Yesterday the Secretary of State for Health took to the pages of the Daily Telegraph to explain why he wants a more cautious policy. The crucial passages said
“We face a tsunami of infections in the coming days and weeks. Omicron spreads at a pace we have never seen before and has been doubling about every two or three days. Yesterday saw more than 90,000 new cases reported across the UK…..The ultimate risk is that hospitalizations overwhelm the NHS”
Of course an easily transmitted disease will show very fast growth on first arrival on a small base. You would also expect the percentage rate of increase to slow as the number of people infected by it rises. It cannot go on doubling or growing at all were every one to get it, and well before it reaches that level you would expect a slower growth rate before subsiding again. It doesn’t take many days to cover the whole population if it did go on doubling in less than two days.

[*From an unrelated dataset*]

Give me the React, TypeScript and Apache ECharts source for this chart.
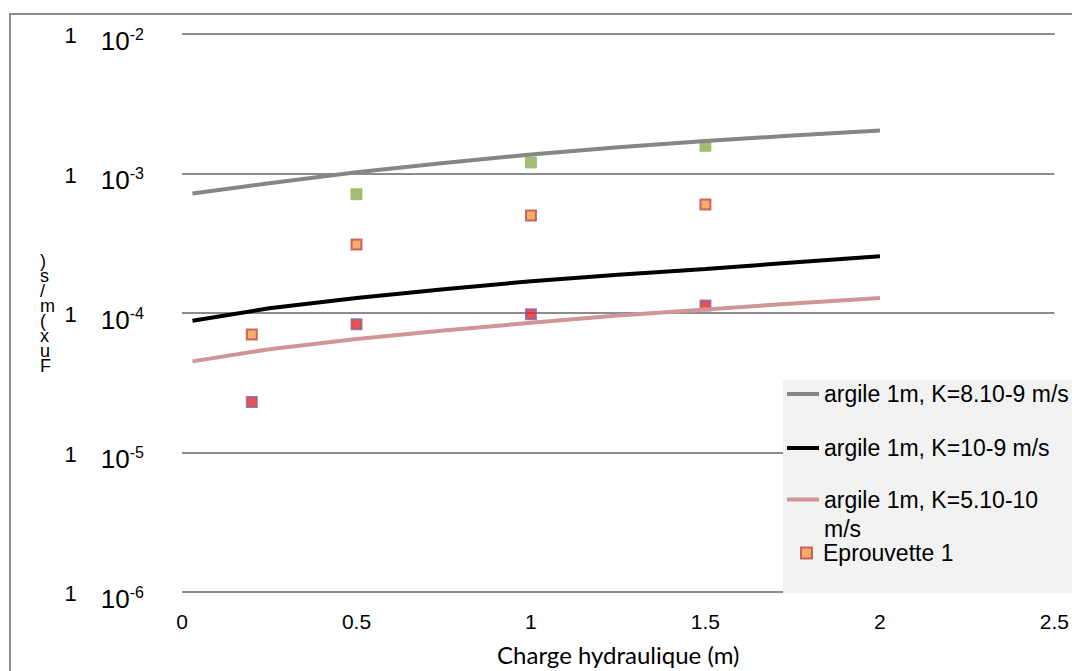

But note the confusion in this statement between total covid cases including all variants, and numbers of Omicron cases. In recent days there has not been anything like a doubling of covid cases as a whole. Some of the fast growth in Omicron has been offset by declines in other versions of the disease. The last four days produced 87,565 (16 Dec), 92,503 (17 Dec) and 89, 074 (18 Dec) and 82,886 (19 Dec).
We now know that the modellers have not been modelling better outcomes, distorting the task for decision takers of weighing risks and probabilities of bad outturns. When the scientists rightly warn that they cannot yet know how fast this will spread or how serious an illness it may give people until they have more data it is very important to provide good as well as bad scenarios to inform a sensible discussion about how much risk to run.
Hospitalizations were running at a recent peak of 9.345 on the seven day average on 6 November. This had fallen to 7549 by 16 December. This compares with an all time covid peak of 38.389 in Jan 2021.
Many people are fed up with alarmist scientific forecasts which turn out to greatly exaggerate the numbers who will suffer a serious illness. The data used needs to be accurate, relevant and presented fairly.
I have delayed the economic piece until tomorrow as this CV 19 issue is even more topical.